Thursday, August 5, 2010

Knights Templar Benediction

I found this many, many years ago and I really liked it so I save it. It is a very good "code of conduct" that I felt important to add to my own life.

I do not believe it was ever copyrighted or has an author other the Knights Templar. so since I have now met a genuine member of the Knights Templar, I wish to share it with all of you.


A man has achieved true nobility who has lived well,
laughed often and loved much,

who has gained the respect of intelligent men,

the trust of pure women,
and the love of small children.

Who has always sought the best in others;
and given the best he had;

who has never lacked appreciation of the Earth's beauty,
nor failed to express it;

who has filled his niche and accomplished his task,

and who has left the world a better than he found it,
whether by an improved poppy,
a perfect poem,
or a rescued soul.

Whose life is an inspiration,
and whose memory is a benediction.

*** Update ***

Thanks to help from "Elfie" this benedition was a variation of the poem "Success" by Elisabeth-Anne "Bessie" Anderson Stanley in 1904. So even though this poem has nothing to do with the Knights Templar, I am leaving it posted since it may have resembled some of the real "code of ethics" of the legendary Templar Knights.
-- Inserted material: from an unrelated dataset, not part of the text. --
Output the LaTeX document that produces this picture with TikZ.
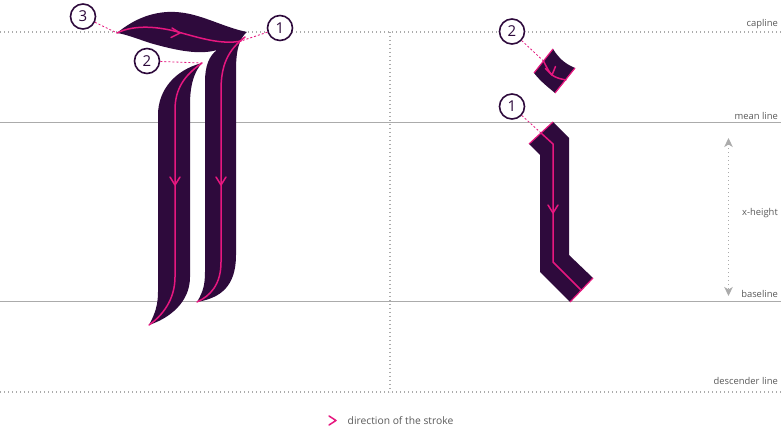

Enjoy!


Elf said...

dear Ben,

the Traits of a Successful Life
are around since the beg of last century and misattributed. this is a version that i have found, originating from AE Anderson Stanley, 1904:

What is success?

He has achieved success
who has lived well, laughed often, and loved much;
who has enjoyed the trust of pure women,
who has won the respect of intelligent men
and the affection of little children;
who has earned the approval of honest critics
and endured the betrayal of false friends;
who has filled his niche and accomplished his task;
who has never lacked to appreciate Earth's beauty
or failed to express it always;
who has left the world a bit better than he found it,
whether an improved poppy, a perfect poem, or a rescued soul;
to have played and laughed with enthusiasm
and sung with exultation;
who has always looked for the best in others
and given them the best he had;
whose life was an inspiration;
whose memory a benediction.

Elisabeth-Anne "Bessie" Anderson Stanley, 1904
misattributed to Ralph Waldo Emerson

grace, Elf

Stephentruimm said...


You might like this story appearing here:

Saul is not at all like the immortal you know. Very different perspective! And I also should admit that I have not met Saul myself, as you have met the great man you write about. This story is very much second hand. Still, it might be interesting to you.

Ben Abba said...


I'm not sure what to make of the stroy about Saul, but it is interesting enough to post your comment for others to review and comment on.